Trump thanked West for his support earlier this year for similar reasons, saying he’d “performed a great service to the Black Community.”

Kimmel, who has openly criticized Trump on his show, pushed West on his views, asking if he thought Trump was a “good president” or was ever “concerned” when Trump was “alone in the Oval Office” with West’s wife, Kim Kardashian West, discussing the life sentence of Alice Johnson earlier this year.

Responding to the latter, West laughed and said, “Well, he is a player.”

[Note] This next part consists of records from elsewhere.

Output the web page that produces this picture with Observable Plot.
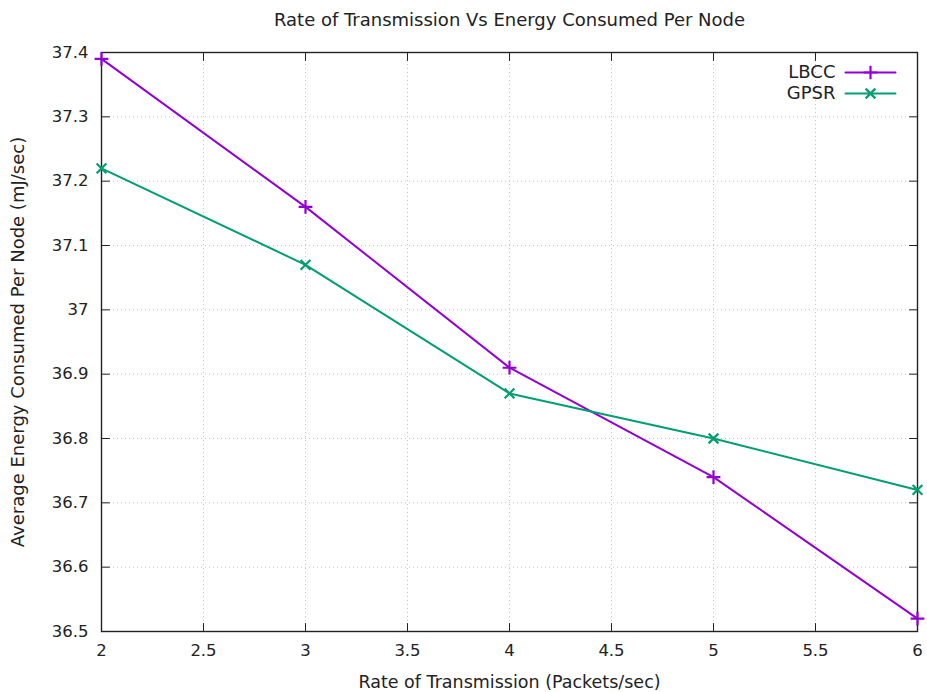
<!DOCTYPE html>
<html>
<head>
<meta charset="utf-8">
<script src="https://cdn.jsdelivr.net/npm/d3@7"></script>
<script src="https://cdn.jsdelivr.net/npm/@observablehq/plot@0.6"></script>
<style>
  html, body { margin: 0; padding: 0; background: #fff; }
  #chart svg { display: block; }
</style>
</head>
<body>
<div id="chart"></div>
<script>
const rates = [2, 3, 4, 5, 6];
const lbcc = [37.39, 37.16, 36.91, 36.74, 36.52];
const gpsr = [37.22, 37.07, 36.87, 36.80, 36.72];
const seriesNames = ["LBCC", "GPSR"];
const xTicks = [2, 2.5, 3, 3.5, 4, 4.5, 5, 5.5, 6];
const yTicks = [36.5, 36.6, 36.7, 36.8, 36.9, 37, 37.1, 37.2, 37.3, 37.4];
const titleText = "Rate of Transmission Vs Energy Consumed Per Node";
const xLabel = "Rate of Transmission (Packets/sec)";
const yLabel = "Average Energy Consumed Per Node (mJ/sec)";

const colors = {LBCC: "#9400d3", GPSR: "#009e73"};
const symbols = {LBCC: "plus", GPSR: "times"};

const data = [];
rates.forEach((r, i) => {
  data.push({series: "LBCC", x: r, y: lbcc[i]});
  data.push({series: "GPSR", x: r, y: gpsr[i]});
});

const W = 927, H = 692;
const font = "DejaVu Sans, sans-serif";
const tickLen = 8;
const tickShape = {draw(ctx, l) { ctx.moveTo(0, 0); ctx.lineTo(0, -l); }};

const marks = [
  // grid
  Plot.ruleX(xTicks.slice(1, -1), {stroke: "#c4c4c4", strokeDasharray: "1,3", strokeWidth: 1}),
  Plot.ruleY(yTicks.slice(1, -1), {stroke: "#c4c4c4", strokeDasharray: "1,3", strokeWidth: 1}),
  // inward ticks (bottom, top, left, right)
  Plot.vector(xTicks, {x: d => d, frameAnchor: "bottom", length: tickLen, rotate: 0, anchor: "start", shape: tickShape, stroke: "#222", strokeWidth: 1}),
  Plot.vector(xTicks, {x: d => d, frameAnchor: "top", length: tickLen, rotate: 180, anchor: "start", shape: tickShape, stroke: "#222", strokeWidth: 1}),
  Plot.vector(yTicks, {y: d => d, frameAnchor: "left", length: tickLen, rotate: 90, anchor: "start", shape: tickShape, stroke: "#222", strokeWidth: 1}),
  Plot.vector(yTicks, {y: d => d, frameAnchor: "right", length: tickLen, rotate: -90, anchor: "start", shape: tickShape, stroke: "#222", strokeWidth: 1}),
  // tick labels
  Plot.axisX(xTicks, {tickSize: 0, tickPadding: 13, fontSize: 16.5, tickFormat: d => String(d), label: null, fill: "#222"}),
  Plot.axisY(yTicks, {tickSize: 0, tickPadding: 13, fontSize: 16.5, tickFormat: d => String(d), label: null, fill: "#222"}),
  // frame
  Plot.frame({stroke: "#222", strokeWidth: 1.4}),
  // lines
  Plot.line(data, {x: "x", y: "y", z: "series", stroke: d => colors[d.series], strokeWidth: 2}),
  Plot.dot(data, {x: "x", y: "y", symbol: d => symbols[d.series], stroke: d => colors[d.series], r: 4.5, strokeWidth: 2.2}),
  // title and axis titles
  Plot.text([titleText], {text: d => d, frameAnchor: "top", dy: -32, lineAnchor: "middle", textAnchor: "middle", fontSize: 18, fill: "#222"}),
  Plot.text([xLabel], {text: d => d, frameAnchor: "bottom", dy: 51, lineAnchor: "middle", textAnchor: "middle", fontSize: 17.5, fill: "#222"}),
  Plot.text([yLabel], {text: d => d, frameAnchor: "left", dx: -83, rotate: -90, lineAnchor: "middle", textAnchor: "middle", fontSize: 18, fill: "#222"}),
];

// legend
seriesNames.forEach((name, i) => {
  const dy = 20 + i * 21;
  marks.push(
    Plot.text([name], {text: d => d, frameAnchor: "top-right", dx: -82, dy, textAnchor: "end", lineAnchor: "middle", fontSize: 18, fill: "#222"}),
    Plot.vector([name], {frameAnchor: "top-right", dx: -22, dy, length: 50, rotate: -90, anchor: "start", shape: tickShape, stroke: colors[name], strokeWidth: 2}),
    Plot.dot([name], {frameAnchor: "top-right", dx: -47, dy, symbol: symbols[name], stroke: colors[name], r: 4.5, strokeWidth: 2.2})
  );
});

const chart = Plot.plot({
  width: W,
  height: H,
  marginLeft: 101,
  marginRight: 10,
  marginTop: 52,
  marginBottom: 61,
  style: {fontFamily: font, fontSize: "16px", background: "#fff", overflow: "visible"},
  x: {domain: [2, 6], type: "linear"},
  y: {domain: [36.5, 37.4], type: "linear"},
  symbol: {type: "identity"},
  marks
});
document.getElementById("chart").appendChild(chart);
</script>
</body>
</html>
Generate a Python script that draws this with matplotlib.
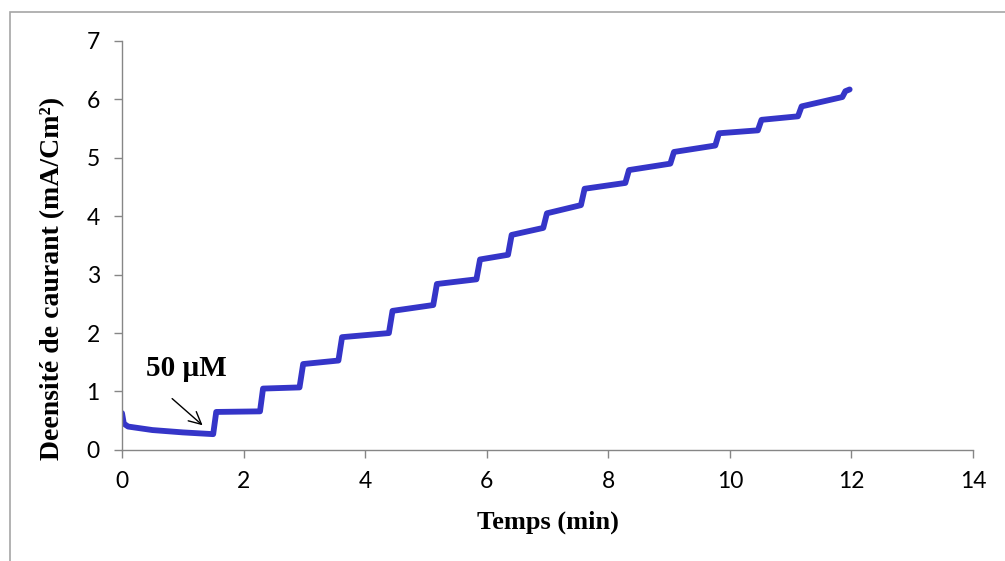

“When I see people even just like go at the president, it’s like why not try love?” he added. “For one person to stand up against all odds and just hug somebody the way that Alice Johnson hugged her family when she got out of jail, that one by one we can diffuse this nuclear bomb of hate we're in as a society.”

Kimmel pushed back in his response.

“I think that’s a beautiful thought, but just in literal terms, there are families being torn apart at the border of this country," Kimmel said, referring to Trump’s "zero tolerance" immigration policy. "There are literally families being torn apart as a result of what this president is doing, and I think that we cannot forget that whether we like his personality or not, his actions are really what matter.”

Kimmel then referred to critical comments West made about then-President George W. Bush in 2005 following the Bush administration's response to Hurricane Katrina devastating New Orleans.

“You so famously and so powerfully said, ‘George Bush doesn’t care about black people,’” Kimmel said. “It makes me wonder what makes you think that Donald Trump does or any people at all?”

West appeared to be contemplating the question as the show went to commercial break.